WARREN ON WARPATH FOR FED CONTROL OF CRYPTO EXCHANGES. Sen. Elizabeth Warren (D-MA) is pushing the Securities and Exchange Commission to regulate crypto exchanges.
In a letter to SEC Chairman Hary Gensler late last week, Warren argued that the exchanges should be treated with the same sorts of regulations that govern Nasdaq or the NYSE:
“The increased use of cryptocurrency exchanges presents unique risks to consumers. Although they describe themselves as cryptocurrency ‘exchanges,’ these platforms lack the same types of basic regulatory protections as traditional national securities exchanges like the New York Stock Exchange or Nasdaq.”
In her letter, Warren appeared to advocate that all cryptos be regulated the way securities are on traditional exchanges. She also called for the SEC to abrogate current state level decisions regarding crypto assets:
“Instead, these platforms are generally subject to state-level regulations for money transfer or payment services. These regulations were not initially designed to provide oversight for sophisticated, exchange-like operations and are insufficient to ensure a safe cryptocurrency marketplace.”
If Warren’s view spurs a regulatory takeover, many believe it would undermine the innovation that comes from a Federal framework where states set and evolve policies. At the moment, some states, including Wyoming, are adopting crypto friendly stances that are resulting in DAO (Decentralized Autonomous Organization) formations and other activity.
Other states, like New York, have thrown up roadblocks for exchanges offering services, and residents wishing to invest.
China recently moved against decentralized blockchain technologies for ideological reasons. They pulled the plug on Bitcoin mining, and have expanded their digital Yuan currency. Not only is the digital Yuan highly centralized, but its granular surveillance and control by the communist government are likely to keep it siloed from wide use by other nations.
How the U.S. and other nations deal with crypto technologies could determine whether they make the most of China’s rejection of what could well be the next sea change of technology. Analyst Michael Saylor recently opined that China’s moves are destined to prove costly (see our 29 June, 2021 Trends Journal article “CHINA MADE A TRILLION DOLLAR MISTAKE, SAYS MICROSTRATEGY CEO”).
Warren’s letter didn’t highlight the efficiencies of blockchain technologies like DeFi currently creating value and wealth, or the resilience against authoritarian crackdowns of things like decentralized storage and domains.
As highlighted by our June 2021 Trends Journal article, “HUMAN RIGHTS FOUNDATION HEAD SAYS “BITCOIN IS THE REVOLUTION”, a number of human rights groups have strongly advocated for cryptos as a force for good, precisely because of their autonomous protocols.
Warren’s letter asserted that over the last six months, 7,000 people reported $80 million in losses from cryptocurrency scams. But how the supposed scams related to crypto exchanges like Coinbase or Binance wasn’t specified.
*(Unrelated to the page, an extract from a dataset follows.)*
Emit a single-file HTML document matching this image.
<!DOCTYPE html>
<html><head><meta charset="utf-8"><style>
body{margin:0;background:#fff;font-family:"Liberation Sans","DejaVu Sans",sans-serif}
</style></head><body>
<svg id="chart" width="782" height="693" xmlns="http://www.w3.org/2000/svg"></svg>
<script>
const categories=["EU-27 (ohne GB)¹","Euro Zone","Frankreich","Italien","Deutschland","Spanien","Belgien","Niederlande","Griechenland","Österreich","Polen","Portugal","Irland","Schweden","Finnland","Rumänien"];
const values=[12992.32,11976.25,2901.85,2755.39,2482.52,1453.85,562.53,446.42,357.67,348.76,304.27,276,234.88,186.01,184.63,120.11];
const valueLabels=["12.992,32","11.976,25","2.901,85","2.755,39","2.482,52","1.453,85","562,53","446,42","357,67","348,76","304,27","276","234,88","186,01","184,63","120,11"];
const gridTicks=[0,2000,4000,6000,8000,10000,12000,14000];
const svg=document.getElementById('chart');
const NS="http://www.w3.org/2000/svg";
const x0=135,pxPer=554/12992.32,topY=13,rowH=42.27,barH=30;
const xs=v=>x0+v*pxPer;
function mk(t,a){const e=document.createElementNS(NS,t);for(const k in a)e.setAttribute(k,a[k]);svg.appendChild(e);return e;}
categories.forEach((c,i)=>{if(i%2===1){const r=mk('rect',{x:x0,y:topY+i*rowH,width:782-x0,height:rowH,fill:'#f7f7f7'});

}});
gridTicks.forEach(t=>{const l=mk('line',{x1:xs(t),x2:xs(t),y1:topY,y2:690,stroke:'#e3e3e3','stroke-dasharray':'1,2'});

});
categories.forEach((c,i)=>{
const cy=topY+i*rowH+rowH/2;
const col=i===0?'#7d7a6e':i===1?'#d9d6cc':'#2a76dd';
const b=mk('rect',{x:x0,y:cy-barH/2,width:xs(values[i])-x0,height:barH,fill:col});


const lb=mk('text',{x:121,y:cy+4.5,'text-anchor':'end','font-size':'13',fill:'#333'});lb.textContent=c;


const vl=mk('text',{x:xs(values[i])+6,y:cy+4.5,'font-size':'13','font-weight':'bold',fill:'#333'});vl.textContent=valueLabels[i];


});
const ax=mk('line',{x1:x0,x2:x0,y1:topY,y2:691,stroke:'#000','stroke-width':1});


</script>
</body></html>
U.S. AHEAD ON CRYPTO-READINESS. Crypto Head, an Australian crypto education outlet, has come out with a report that says the U.S. is currently the world’s most cryptocurrency-ready nation.
To determine a country’s stance on the new global currency, Crypto Head looked at a various metrics, including the number of crypto ATMs, accessibility to potential users, governmental stance on crypto ownership, whether or not cryptos like Bitcoin can be used in banks, and the number of online searches.
Cypress, Singapore, Hong Kong, the United Kingdom, Ireland, Slovenia, Australia, Germany and Canada also ranked high in the report.
Crypto Head co-founder Adam Morris said their study focused on what freedoms and options consumers had regarding the fast evolving decentralized blockchain sphere. He said though there was positive news for the U.S., regulatory uncertainties were keeping potential commercial benefits from being realized:
“Our research also found that the United States is the most crypto ready for consumers, even though the government has been slow with regulation clarity over the last few years, which has actually driven most crypto business overseas.”
Cypress, a well-known tax haven, ranked high in interest in cryptos, based on search engine queries by the population. But the U.S. also ranked high. And with 17,436 crypto ATMs, the U.S. considerably outnumbered Canada and other countries in ATMs available per capita.